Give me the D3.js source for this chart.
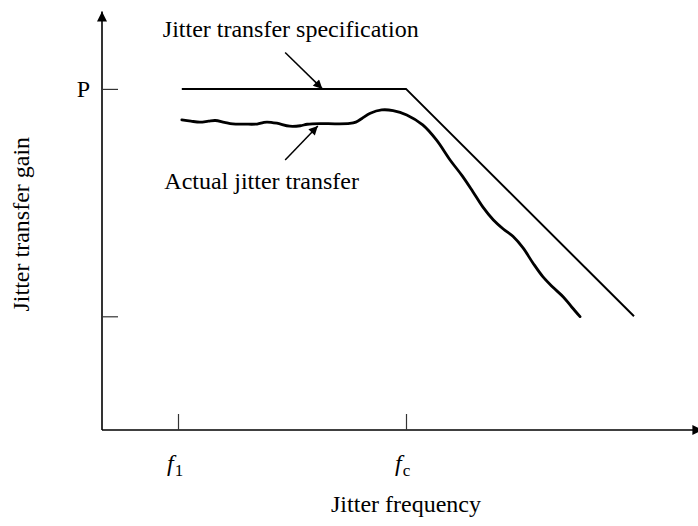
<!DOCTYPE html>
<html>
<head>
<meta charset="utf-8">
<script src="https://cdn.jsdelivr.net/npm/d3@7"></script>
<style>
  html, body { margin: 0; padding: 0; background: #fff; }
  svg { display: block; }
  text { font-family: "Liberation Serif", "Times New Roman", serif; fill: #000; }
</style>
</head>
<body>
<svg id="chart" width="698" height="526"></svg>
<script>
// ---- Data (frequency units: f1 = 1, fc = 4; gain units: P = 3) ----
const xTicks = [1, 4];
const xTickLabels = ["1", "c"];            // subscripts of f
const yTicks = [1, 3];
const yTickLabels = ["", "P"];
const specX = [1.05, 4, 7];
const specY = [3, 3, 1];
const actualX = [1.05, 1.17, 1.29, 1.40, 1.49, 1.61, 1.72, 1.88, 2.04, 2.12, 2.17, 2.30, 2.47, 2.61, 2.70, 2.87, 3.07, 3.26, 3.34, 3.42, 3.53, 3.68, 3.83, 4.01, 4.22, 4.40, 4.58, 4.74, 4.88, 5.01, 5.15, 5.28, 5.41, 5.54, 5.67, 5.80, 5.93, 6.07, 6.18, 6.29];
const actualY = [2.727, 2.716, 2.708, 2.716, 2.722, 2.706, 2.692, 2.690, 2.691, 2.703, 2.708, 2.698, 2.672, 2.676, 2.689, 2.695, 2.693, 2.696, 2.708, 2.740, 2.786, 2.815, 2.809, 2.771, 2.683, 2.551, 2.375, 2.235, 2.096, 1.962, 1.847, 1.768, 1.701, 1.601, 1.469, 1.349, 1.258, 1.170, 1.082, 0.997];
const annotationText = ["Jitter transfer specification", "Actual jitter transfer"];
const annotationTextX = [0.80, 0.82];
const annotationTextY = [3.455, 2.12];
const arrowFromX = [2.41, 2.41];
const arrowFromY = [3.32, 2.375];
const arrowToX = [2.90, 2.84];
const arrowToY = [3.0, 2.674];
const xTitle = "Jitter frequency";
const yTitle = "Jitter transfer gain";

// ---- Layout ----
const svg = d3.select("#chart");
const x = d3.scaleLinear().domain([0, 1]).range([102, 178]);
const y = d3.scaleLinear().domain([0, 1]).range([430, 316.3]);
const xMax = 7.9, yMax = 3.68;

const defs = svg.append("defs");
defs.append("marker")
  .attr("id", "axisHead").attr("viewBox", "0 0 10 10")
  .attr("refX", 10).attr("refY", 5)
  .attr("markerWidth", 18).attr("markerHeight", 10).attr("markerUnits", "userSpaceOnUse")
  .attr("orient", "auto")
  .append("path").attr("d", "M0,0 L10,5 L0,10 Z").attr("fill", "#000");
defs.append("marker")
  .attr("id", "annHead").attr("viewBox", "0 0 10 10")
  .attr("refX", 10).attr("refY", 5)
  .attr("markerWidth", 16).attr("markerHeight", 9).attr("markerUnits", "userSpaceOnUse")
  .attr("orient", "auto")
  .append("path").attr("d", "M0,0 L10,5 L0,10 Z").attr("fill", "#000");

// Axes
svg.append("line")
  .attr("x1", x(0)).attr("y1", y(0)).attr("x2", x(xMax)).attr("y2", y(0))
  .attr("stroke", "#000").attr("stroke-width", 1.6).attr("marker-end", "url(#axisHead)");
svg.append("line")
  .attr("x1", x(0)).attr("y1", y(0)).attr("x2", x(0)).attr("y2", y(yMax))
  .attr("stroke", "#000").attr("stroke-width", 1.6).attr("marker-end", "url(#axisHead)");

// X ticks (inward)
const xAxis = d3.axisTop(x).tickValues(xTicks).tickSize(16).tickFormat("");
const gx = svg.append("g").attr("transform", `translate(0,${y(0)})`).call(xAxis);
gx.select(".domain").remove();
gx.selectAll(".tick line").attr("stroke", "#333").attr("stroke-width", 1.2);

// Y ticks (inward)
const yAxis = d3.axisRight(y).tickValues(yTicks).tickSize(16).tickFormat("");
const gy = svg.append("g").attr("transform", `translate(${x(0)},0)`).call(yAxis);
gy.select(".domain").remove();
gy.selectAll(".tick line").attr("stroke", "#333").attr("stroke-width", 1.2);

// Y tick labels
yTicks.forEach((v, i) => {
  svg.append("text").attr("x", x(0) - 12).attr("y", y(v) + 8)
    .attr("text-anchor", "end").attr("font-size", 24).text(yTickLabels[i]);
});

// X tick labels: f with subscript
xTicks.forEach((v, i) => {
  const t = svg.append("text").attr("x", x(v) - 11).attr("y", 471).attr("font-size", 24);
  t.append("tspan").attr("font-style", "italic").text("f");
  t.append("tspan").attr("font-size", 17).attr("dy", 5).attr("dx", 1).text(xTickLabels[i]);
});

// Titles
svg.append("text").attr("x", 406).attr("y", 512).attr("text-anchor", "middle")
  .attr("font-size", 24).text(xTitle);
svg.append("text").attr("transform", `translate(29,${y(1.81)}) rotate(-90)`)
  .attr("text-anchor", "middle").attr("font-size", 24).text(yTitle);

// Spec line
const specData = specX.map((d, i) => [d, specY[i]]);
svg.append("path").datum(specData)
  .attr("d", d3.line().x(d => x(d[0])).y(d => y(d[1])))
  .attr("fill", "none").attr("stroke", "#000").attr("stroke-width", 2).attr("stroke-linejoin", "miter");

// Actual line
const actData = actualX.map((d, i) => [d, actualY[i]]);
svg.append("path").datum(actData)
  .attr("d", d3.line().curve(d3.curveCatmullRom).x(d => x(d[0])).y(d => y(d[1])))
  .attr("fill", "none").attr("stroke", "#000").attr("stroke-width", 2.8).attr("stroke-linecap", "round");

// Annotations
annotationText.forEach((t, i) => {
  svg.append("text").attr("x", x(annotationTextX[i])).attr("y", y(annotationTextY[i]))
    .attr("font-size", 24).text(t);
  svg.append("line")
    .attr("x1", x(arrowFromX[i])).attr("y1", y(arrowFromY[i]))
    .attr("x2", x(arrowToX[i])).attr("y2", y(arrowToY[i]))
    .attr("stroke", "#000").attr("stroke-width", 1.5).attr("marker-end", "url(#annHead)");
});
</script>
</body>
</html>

> _Written instruction_
From the material above, reproduce everything verbatim except the pictures.

> _Exercise response_
Give me the D3.js source for this chart.
<!DOCTYPE html>
<html>
<head>
<meta charset="utf-8">
<script src="https://cdn.jsdelivr.net/npm/d3@7"></script>
<style>
  html, body { margin: 0; padding: 0; background: #fff; }
  svg { display: block; }
  text { font-family: "Liberation Serif", "Times New Roman", serif; fill: #000; }
</style>
</head>
<body>
<svg id="chart" width="698" height="526"></svg>
<script>
// ---- Data (frequency units: f1 = 1, fc = 4; gain units: P = 3) ----
const xTicks = [1, 4];
const xTickLabels = ["1", "c"];            // subscripts of f
const yTicks = [1, 3];
const yTickLabels = ["", "P"];
const specX = [1.05, 4, 7];
const specY = [3, 3, 1];
const actualX = [1.05, 1.17, 1.29, 1.40, 1.49, 1.61, 1.72, 1.88, 2.04, 2.12, 2.17, 2.30, 2.47, 2.61, 2.70, 2.87, 3.07, 3.26, 3.34, 3.42, 3.53, 3.68, 3.83, 4.01, 4.22, 4.40, 4.58, 4.74, 4.88, 5.01, 5.15, 5.28, 5.41, 5.54, 5.67, 5.80, 5.93, 6.07, 6.18, 6.29];
const actualY = [2.727, 2.716, 2.708, 2.716, 2.722, 2.706, 2.692, 2.690, 2.691, 2.703, 2.708, 2.698, 2.672, 2.676, 2.689, 2.695, 2.693, 2.696, 2.708, 2.740, 2.786, 2.815, 2.809, 2.771, 2.683, 2.551, 2.375, 2.235, 2.096, 1.962, 1.847, 1.768, 1.701, 1.601, 1.469, 1.349, 1.258, 1.170, 1.082, 0.997];
const annotationText = ["Jitter transfer specification", "Actual jitter transfer"];
const annotationTextX = [0.80, 0.82];
const annotationTextY = [3.455, 2.12];
const arrowFromX = [2.41, 2.41];
const arrowFromY = [3.32, 2.375];
const arrowToX = [2.90, 2.84];
const arrowToY = [3.0, 2.674];
const xTitle = "Jitter frequency";
const yTitle = "Jitter transfer gain";

// ---- Layout ----
const svg = d3.select("#chart");
const x = d3.scaleLinear().domain([0, 1]).range([102, 178]);
const y = d3.scaleLinear().domain([0, 1]).range([430, 316.3]);
const xMax = 7.9, yMax = 3.68;

const defs = svg.append("defs");
defs.append("marker")
  .attr("id", "axisHead").attr("viewBox", "0 0 10 10")
  .attr("refX", 10).attr("refY", 5)
  .attr("markerWidth", 18).attr("markerHeight", 10).attr("markerUnits", "userSpaceOnUse")
  .attr("orient", "auto")
  .append("path").attr("d", "M0,0 L10,5 L0,10 Z").attr("fill", "#000");
defs.append("marker")
  .attr("id", "annHead").attr("viewBox", "0 0 10 10")
  .attr("refX", 10).attr("refY", 5)
  .attr("markerWidth", 16).attr("markerHeight", 9).attr("markerUnits", "userSpaceOnUse")
  .attr("orient", "auto")
  .append("path").attr("d", "M0,0 L10,5 L0,10 Z").attr("fill", "#000");

// Axes
svg.append("line")
  .attr("x1", x(0)).attr("y1", y(0)).attr("x2", x(xMax)).attr("y2", y(0))
  .attr("stroke", "#000").attr("stroke-width", 1.6).attr("marker-end", "url(#axisHead)");
svg.append("line")
  .attr("x1", x(0)).attr("y1", y(0)).attr("x2", x(0)).attr("y2", y(yMax))
  .attr("stroke", "#000").attr("stroke-width", 1.6).attr("marker-end", "url(#axisHead)");

// X ticks (inward)
const xAxis = d3.axisTop(x).tickValues(xTicks).tickSize(16).tickFormat("");
const gx = svg.append("g").attr("transform", `translate(0,${y(0)})`).call(xAxis);
gx.select(".domain").remove();
gx.selectAll(".tick line").attr("stroke", "#333").attr("stroke-width", 1.2);

// Y ticks (inward)
const yAxis = d3.axisRight(y).tickValues(yTicks).tickSize(16).tickFormat("");
const gy = svg.append("g").attr("transform", `translate(${x(0)},0)`).call(yAxis);
gy.select(".domain").remove();
gy.selectAll(".tick line").attr("stroke", "#333").attr("stroke-width", 1.2);

// Y tick labels
yTicks.forEach((v, i) => {
  svg.append("text").attr("x", x(0) - 12).attr("y", y(v) + 8)
    .attr("text-anchor", "end").attr("font-size", 24).text(yTickLabels[i]);
});

// X tick labels: f with subscript
xTicks.forEach((v, i) => {
  const t = svg.append("text").attr("x", x(v) - 11).attr("y", 471).attr("font-size", 24);
  t.append("tspan").attr("font-style", "italic").text("f");
  t.append("tspan").attr("font-size", 17).attr("dy", 5).attr("dx", 1).text(xTickLabels[i]);
});

// Titles
svg.append("text").attr("x", 406).attr("y", 512).attr("text-anchor", "middle")
  .attr("font-size", 24).text(xTitle);
svg.append("text").attr("transform", `translate(29,${y(1.81)}) rotate(-90)`)
  .attr("text-anchor", "middle").attr("font-size", 24).text(yTitle);

// Spec line
const specData = specX.map((d, i) => [d, specY[i]]);
svg.append("path").datum(specData)
  .attr("d", d3.line().x(d => x(d[0])).y(d => y(d[1])))
  .attr("fill", "none").attr("stroke", "#000").attr("stroke-width", 2).attr("stroke-linejoin", "miter");

// Actual line
const actData = actualX.map((d, i) => [d, actualY[i]]);
svg.append("path").datum(actData)
  .attr("d", d3.line().curve(d3.curveCatmullRom).x(d => x(d[0])).y(d => y(d[1])))
  .attr("fill", "none").attr("stroke", "#000").attr("stroke-width", 2.8).attr("stroke-linecap", "round");

// Annotations
annotationText.forEach((t, i) => {
  svg.append("text").attr("x", x(annotationTextX[i])).attr("y", y(annotationTextY[i]))
    .attr("font-size", 24).text(t);
  svg.append("line")
    .attr("x1", x(arrowFromX[i])).attr("y1", y(arrowFromY[i]))
    .attr("x2", x(arrowToX[i])).attr("y2", y(arrowToY[i]))
    .attr("stroke", "#000").attr("stroke-width", 1.5).attr("marker-end", "url(#annHead)");
});
</script>
</body>
</html>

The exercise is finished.